If you’re someone who gets a rush from watching your $10 win ticket surge to the front down the homestretch, put yourself in Don Weber’s loafers for a moment.
“There’s nothing like being at the racetrack when your horse is coming down the stretch and taking the lead and he wins,” said the Village of Hemingway resident. “Nothing like it.”
And when Weber says “your horse,” he means just that.
Weber is among a handful of Villagers who have taken their racing enthusiasm to another level through partnerships that allow them to hold a small ownership stake in various thoroughbreds.
“Never in a million years did I think I’d be able to own a piece of a real racehorse,” said Tilly Grey, who lives in the Village of Calumet Grove. “It’s a hackneyed phrase — ‘dream come true’ — but that’s what it was when Tom asked if anybody wanted to form
Tom Sweeney heads up Port Royal Racing, an Ocala operation that includes Grey among nine Villages residents scattered across different partnerships. Longtime Villagers may remember him teaching horse-related classes at the old Lifelong Learning College.
Partners from all walks
That was Grey’s entry point into ownership, having bet horses for years. Jake and Diana Bishop, who live in the Village of Amelia, had no background when they took the plunge.
“It was a whole new world that opened to us,” said Jake, a Michigan native. “There used to be a couple of tracks in the Detroit metro area, one for trotters and the other for thoroughbreds. But I can’t remember anything other than driving past Hazel Park.”
Weber and Jerry Regina are partners through West Point Thoroughbreds, a larger operation based in New York.
“It’s a passion, no doubt,” said Regina, who lives in the Village of Osceola Hills at Soaring Eagle. “They call it the Sport of Kings, and it takes a lot to stay in it.”
By sharing the finances with 15 or 20 other people, though, it’s easier to be part of it. Share cost vary depending on a horse’s purchase price, with shares typically ranging from 5 percent to as much as 30 percent.
Sweeney noted Port Royal allows someone to get into a partnership for as little as 1 percent ($1,500), though the relative cost drops with higher stakes. “The more you purchase, the lower the price,” he said.

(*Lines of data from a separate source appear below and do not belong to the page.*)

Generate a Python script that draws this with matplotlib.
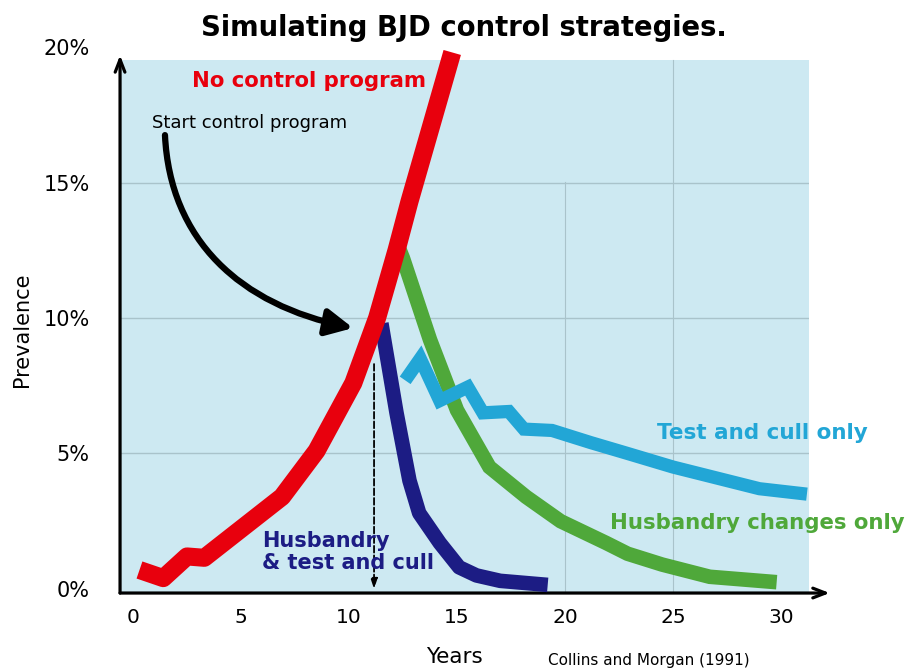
"""
bjd_plot.py - simulated BJD prevalence under different control strategies.
"""
import matplotlib
matplotlib.use("Agg")
import matplotlib.pyplot as plt
import matplotlib.patches as mpatches
from matplotlib.path import Path

no_ctrl_years = [0.3, 1.4, 2.5, 3.3, 6.9, 8.5, 10.2, 11.3, 12.2, 12.8, 14.78]
no_ctrl_prev = [0.7, 0.4, 1.2, 1.15, 3.4, 5.1, 7.6, 10.0, 12.5, 14.3, 19.8]

both_years = [11.5, 12.2, 12.8, 13.25, 14.2, 15.1, 15.9, 17.0, 19.2]
both_prev = [9.8, 6.5, 4.0, 2.8, 1.7, 0.8, 0.5, 0.3, 0.15]

husb_years = [12.2, 12.5, 13.75, 15.0, 16.5, 18.2, 19.8, 21.9, 22.9, 24.5, 26.7, 29.8]
husb_prev = [12.8, 12.2, 9.2, 6.6, 4.5, 3.4, 2.5, 1.7, 1.3, 0.9, 0.45, 0.25]

tc_years = [12.6, 13.3, 14.2, 15.5, 16.2, 17.4, 18.1, 19.4, 21.2, 22.9, 25.0, 27.0, 29.0, 31.2]
tc_prev = [7.7, 8.5, 6.95, 7.45, 6.5, 6.55, 5.9, 5.85, 5.4, 5.0, 4.5, 4.1, 3.7, 3.5]

control_start = 11.16
x_ticks = [0, 5, 10, 15, 20, 25, 30]
y_ticks = [0, 5, 10, 15, 20]
y_labels = ["0%", "5%", "10%", "15%", "20%"]

COLORS = {
    "none": "#e8000d",
    "both": "#1c1c84",
    "husb": "#4fa83a",
    "tc": "#22a6d6",
    "bg": "#cde9f2",
    "grid": "#a9c3cb",
}

fig = plt.figure(figsize=(9.06, 6.71), dpi=100)
ax = fig.add_axes([0.1325, 0.1162, 0.7605, 0.8137])
ax.set_facecolor("none")

ax.set_xticks(x_ticks)
ax.set_yticks(y_ticks)
ax.set_yticklabels(y_labels)
ax.set_xlim(-0.6, 31.3)
ax.set_ylim(-0.15, 20.0)

for s in ax.spines.values():
    s.set_visible(False)

# light-blue plot panel stops a little below the 20% line
ax.add_patch(mpatches.Rectangle((0, 0), 1, 0.976, transform=ax.transAxes,
                                facecolor=COLORS["bg"], edgecolor="none", zorder=0))

# faint grid
for v in [5, 10, 15]:
    ax.axhline(v, color=COLORS["grid"], lw=1, zorder=1)
ax.axvline(20, ymax=0.752, color=COLORS["grid"], lw=0.8, zorder=1)
ax.axvline(25, ymax=0.976, color=COLORS["grid"], lw=0.8, zorder=1)

# axes with arrow heads
axis_arrow = dict(arrowstyle="->,head_length=0.9,head_width=0.35", lw=2.3, color="black",
                  shrinkA=0, shrinkB=0)
ax.annotate("", xy=(0, 0.985), xytext=(0, 0), xycoords="axes fraction",
            arrowprops=axis_arrow, annotation_clip=False)
ax.annotate("", xy=(1.03, 0), xytext=(0, 0), xycoords="axes fraction",
            arrowprops=axis_arrow, annotation_clip=False)

# curves
line_kw = dict(solid_capstyle="butt", solid_joinstyle="miter")
ax.plot(husb_years, husb_prev, color=COLORS["husb"], lw=10.5, zorder=3, **line_kw)
ax.plot(tc_years, tc_prev, color=COLORS["tc"], lw=9.5, zorder=4, **line_kw)
ax.plot(both_years, both_prev, color=COLORS["both"], lw=10.5, zorder=5,
        solid_capstyle="butt", solid_joinstyle="round")
ax.plot(no_ctrl_years, no_ctrl_prev, color=COLORS["none"], lw=13, zorder=6,
        clip_on=False, solid_capstyle="butt", solid_joinstyle="round")

# start of control: dashed drop line + curved pointer
ax.annotate("", xy=(control_start, 0.0), xytext=(control_start, 8.3),
            arrowprops=dict(arrowstyle="-|>,head_length=0.6,head_width=0.2", lw=1.3, ls="--",
                            color="black", shrinkA=0, shrinkB=0), zorder=4)
pointer = Path([(1.48, 16.75), (1.71, 12.88), (4.95, 10.48), (10.19, 9.63)],
               [Path.MOVETO, Path.CURVE4, Path.CURVE4, Path.CURVE4])
ax.add_patch(mpatches.FancyArrowPatch(path=pointer,
                                      arrowstyle="-|>,head_length=0.8,head_width=0.4",
                                      mutation_scale=20, lw=4.5, color="black", zorder=7))
ax.text(0.88, 17.2, "Start control program", fontsize=13, ha="left", va="center")

# labels
bold = dict(fontweight="bold", ha="left", va="center")
ax.text(2.73, 18.76, "No control program", color=COLORS["none"], fontsize=15.3, **bold)
ax.text(5.97, 1.38, "Husbandry\n& test and cull", color=COLORS["both"], fontsize=15,
        linespacing=1.12, zorder=8, **bold)
ax.text(24.26, 5.77, "Test and cull only", color=COLORS["tc"], fontsize=15.5, **bold)
ax.text(22.08, 2.45, "Husbandry changes only", color=COLORS["husb"], fontsize=15.3,
        clip_on=False, **bold)

ax.tick_params(axis="both", length=0)
ax.tick_params(axis="y", pad=22, labelsize=15)
ax.tick_params(axis="x", pad=11, labelsize=14.5)

fig.text(0.512, 0.958, "Simulating BJD control strategies.", fontsize=19.8, fontweight="bold",
         ha="center", va="center")
fig.text(0.502, 0.021, "Years", fontsize=15.5, ha="center", va="center")
fig.text(0.605, 0.016, "Collins and Morgan (1991)", fontsize=11, ha="left", va="center")
fig.text(0.024, 0.508, "Prevalence", fontsize=15, rotation=90, ha="center", va="center")

fig.savefig("out.png", dpi=100, facecolor="white")
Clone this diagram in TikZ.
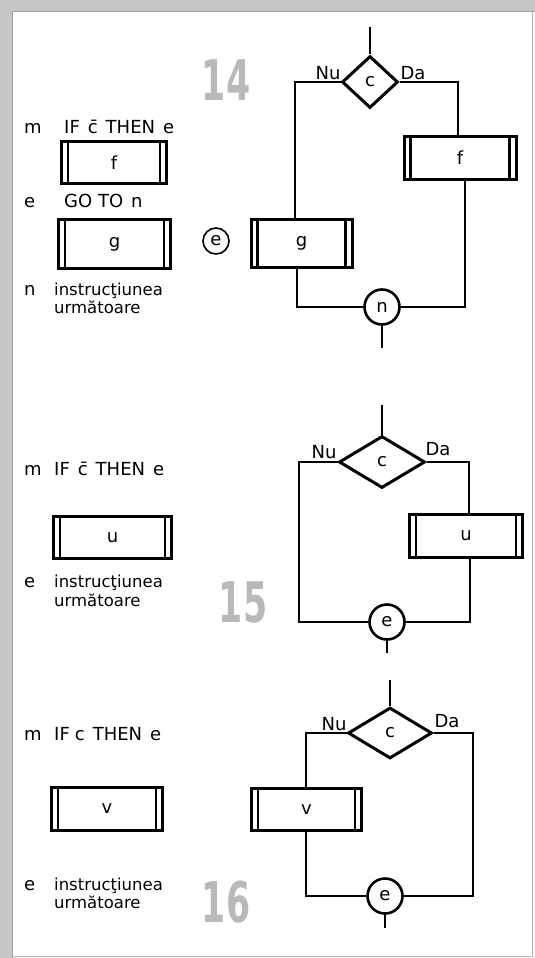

Said Bishop: “You can figure out how involved f
inancially you want to be.”
Not a classic investment
Partners also make monthly payments toward a horse’s upkeep. Though some horses turn out to be quite successful, all caution no one should go in looking for a big
“It’s a hobby,” Weber said. “Just like if you go on a cruise, you spend money. You play golf, you spend money. That’s the way I look at it. And once in a while, I get a good one and make a few bucks.”
Weber had a good one with Empire Dreams, a gelding who won six starts and more than $800,000 in his career. That included a come-from-behind win in the 2015 Commentator Stakes at Belmont Park, where he was fifth heading into the final turn.
“It’s your horse. That’s the thrill of it,” Weber said.
Regina got his start more than two decades ago with trotters when he was living in New Jersey. His first was a filly named Armistice, who he recalled had a big heart but other physical issues.
“We sold her cheaply to the Amish,” Regina said. “They would buy old racehorses; (trotters are) good horses to have. But she had problems with her legs and ankles.”
He also nearly had a Breeders’ Cup winner in Best Performance, who finished a hard-charging second in the 2017 Juvenile Fillies’ Turf.
Alas, Best Performance raced only three more times. “She just didn’t keep up with those in her class,”
Keeping it local
Port Royal horses tend to have more of a local focus, racing at Tampa Bay Downs or Gulfstream Park in South Florida.
“I’ve learned the partners like to see them run live,” Sweeney said. “It used to be that we’d run at Tampa, then send them up to Monmouth Park (in New Jersey). But the partners didn’t have the access to see them live.”
Another perk that Grey and the Bishops enjoy is excursions to visit their horses either at the track or a farm in Marion County. One popular stop is Eclipse Training Center, where horses get early training from Nick and Jaqui de Meric.
“You can stand at the rail and Jaqui will tell you everything she’s doing while you watch her do it,” Grey said.
Said Sweeney: “The partners can come up and watch the yearling grow and progress. They can watch the actual breaking procedure; they can watch them breeze. Then they’re off to the races.”
Both Grey and the Bishops have shares in a pair of young horses soon heading to Gulfstream. Libertalia is a 2-year-old filly and descendant of former Breeders’ Cup Classic winner Curlin. Billy Bones is a lightly raced 4-year-old.
They also have a futures investment in a new filly out of Prickly Pear, one of Port Royal’s early successes.
“We’ve never had a day where we’re unhappy,” Diana Bishop said. “There are some days when we’ve been happier than others, of course, but we’ve never been unhappy.”